Most of the commander's testimony on Friday occurred in a hearing closed to journalists because prosecutors invoked a national security privilege over much of the information about how the prison was set up and who worked there.

For example, the former commander was forbidden to describe in open court what the 14 former black site captives were wearing or how they looked when they arrived in 2006. Nor did he explain in his testimony why the guards who worked for him on the cellblocks wore United States military uniforms but were not employees of the Defense Department, a remark that suggested they were C.I.A. agents or contractors disguised as soldiers. Their uniforms bore no ranks and had pseudonyms where their names belonged.
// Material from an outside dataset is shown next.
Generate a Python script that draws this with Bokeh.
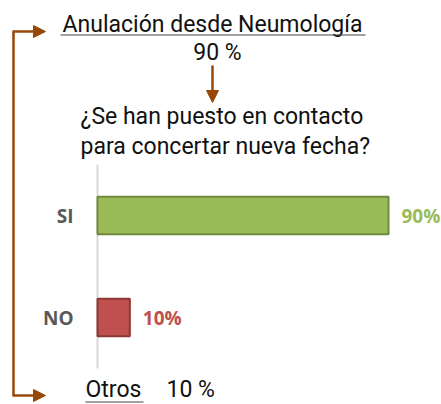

The former commander also said he disagreed with a finding of a Senate Intelligence Committee that Camp 7 was "under the operational control of the C.I.A." He said he worked directly for the overall Guantánamo detention center commander at the time, Rear Adm. Harry B. Harris Jr. of the Navy.

During their first Ramadan at Guantánamo, the commander said, the Camp 7 prisoners ate alone, prayed alone and had no contact with each other. A recorded prayer call piped through a speaker system announced prayer times.

The prison provided them with halal meals, which the guards delivered by opening two doors leading to their cells and then unlocked a slot in the innermost door.

In time, they were allowed to exit the back door of their cell to an enclosed recreation yard that has been described as a cell made of chain-linked fencing surrounded by camouflage netting with a restricted view of foliage on one side. Later, the Pentagon sent word that the prisoners could have recreation time in pairs, in separate cells.

A lead prosecutor, Robert Swann, disclosed for the first time during the hearing that an F.B.I. agent came to Guantánamo in November 2007 with an unusual request for the guard force. The agent got permission to bring a six- to eight-inch hair brush to an interrogation of Mr. Mohammed to photograph him holding it.

The anonymous Camp 7 commander said the agent was photographing how Mr. Mohammed "held the brush" to "compare it to the time when he had a weapon in his hand to murder someone." Mr. Swann said that the agent was trying to establish if the hand that held the brush matched the hand of a man on a videotape beheading Daniel Pearl, a Wall Street Journal reporter, in Pakistan in 2002.

Mr. Mohammed has never been charged with killing Mr. Pearl, although Pakistan prosecuted several other men for the kidnapping and killing.